Те же песни звучат. Например, Песня Татьяны, сразу же возвращающая нас к тем моментам рассказа, моментам-монументам, когда она в нашем присутствии только заводилась в степи, а теперь же вошла в ее кровь. Ну и новые стихи слагаются, теперь они занимают куда больший объем повествования, чем прежде, определяя в немалой степени общий звуковой его тон и ритмику. Большинство стихов Абая даны в превосходных переводах Ярослава Смелякова. Когда роман готовился к печати в Москве, он только что вернулся из заключения, и, кажется, это была первая его, по освобождении, литературная работа.
Те же, давно знакомые персонажи. Михайлов, скажем, участия в событиях уже не принимает. Место его занял Павлов, однако же он тоже принадлежит этому миру, растворен в нем, и случайное его появление — голос издали, письмо, на самом деле совсем не случайно.
А иные возникают крупным планом, Базаралы, например.
После ссылки, поясняет автор, реставрируя историю создания эпопеи, этот джигит вернулся в степь «уже политически зрелым человеком». И далее: «Абай, народный поэт, и Базаралы, воплощающий протест народных масс в действии, должны теперь идти рука об руку, заимствовать друг у друга силу, волю к борьбе… В дружеском союзе Абая и Базаралы как бы раскрывается подлинный характер пробуждающегося общественного движения угнетенных масс — союз критической мысли и революционного действия».

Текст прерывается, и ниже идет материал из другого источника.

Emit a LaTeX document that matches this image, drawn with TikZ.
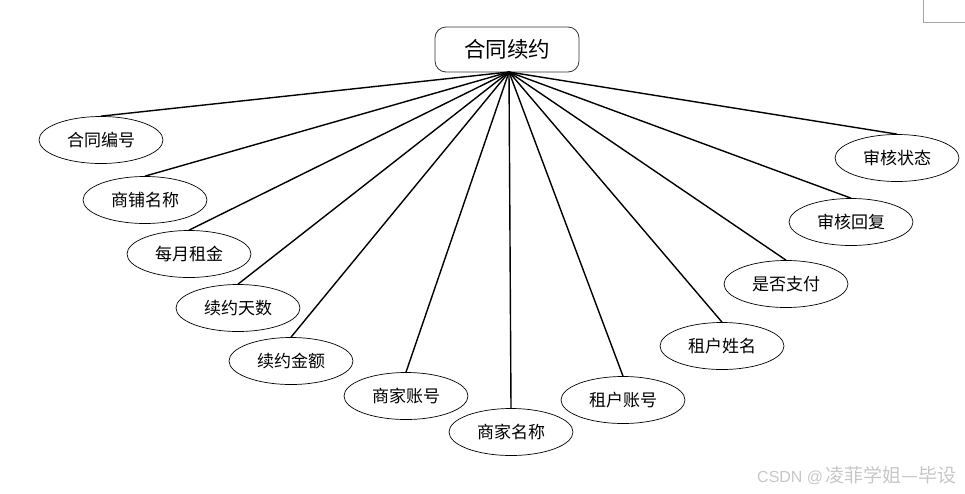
\documentclass[tikz,border=0pt]{standalone}
\usepackage{fontspec}
\usetikzlibrary{shapes.geometric}
\setmainfont{Liberation Sans}
\newfontfamily\cjk{Noto Sans CJK SC}
\begin{document}
\begin{tikzpicture}[x=1pt,y=-1pt,
  attr/.style={ellipse,draw=black,line width=0.7pt,minimum width=124pt,minimum height=47pt,inner sep=0pt,font=\cjk\fontsize{17}{17}\selectfont,fill=white},
  conn/.style={line width=1.4pt,black},
  topbox/.style={rectangle,rounded corners=11pt,draw=black!80,line width=0.8pt,minimum width=144pt,minimum height=45pt,inner sep=0pt,font=\cjk\fontsize{21.5}{21.5}\selectfont,fill=white}]
\useasboundingbox (0,0) rectangle (965,493);
\draw[black!35,line width=0.6pt] (923,0) -- (923,22) -- (965,22);
\node[topbox] (top) at (507,49.5) {合同续约};
\node[attr] (a1) at (101,140) {合同编号};
\node[attr] (a2) at (145,200) {商铺名称};
\node[attr] (a3) at (189,254) {每月租金};
\node[attr] (a4) at (238,308) {续约天数};
\node[attr] (a5) at (291,361) {续约金额};
\node[attr] (a6) at (406,396) {商家账号};
\node[attr] (a7) at (511,432) {商家名称};
\node[attr] (a8) at (623,400) {租户账号};
\node[attr] (a9) at (722,346) {租户姓名};
\node[attr] (a10) at (786,284) {是否支付};
\node[attr] (a11) at (851,222) {审核回复};
\node[attr] (a12) at (897,158) {审核状态};
\coordinate (hub) at (509,72);
\foreach \n in {a1,a2,a3,a4,a5,a6,a7,a8,a9,a10,a11,a12}
  \draw[conn] (hub) -- (\n.north);
\node[anchor=west,text=black!22,inner sep=0pt] (wm) at (757,476) {\fontsize{16}{16}\selectfont CSDN @\,{\cjk\fontsize{19}{19}\selectfont 凌菲学姐—毕设}};
\end{tikzpicture}
\end{document}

Действительно, прежний Базаралы, в отличие от нового, не разбирался в классовой структуре общества и не стал бы рассказывать сородичам, что и в России есть свои баи, только зовутся они иначе — помещиками. И революционных речей тоже бы произносить не стал. А все-таки… все-таки как был он, так и остался стихийным бунтарем, искателем справедливости, мстителем за бедных, Робин Гудом степи. Слово его, природное слово, — по-прежнему призыв к бунту, стихия — по-прежнему неистовая сеча, а сам он — богатырь-батыр из фольклора, совсем не искушенный в классово-экономических категориях.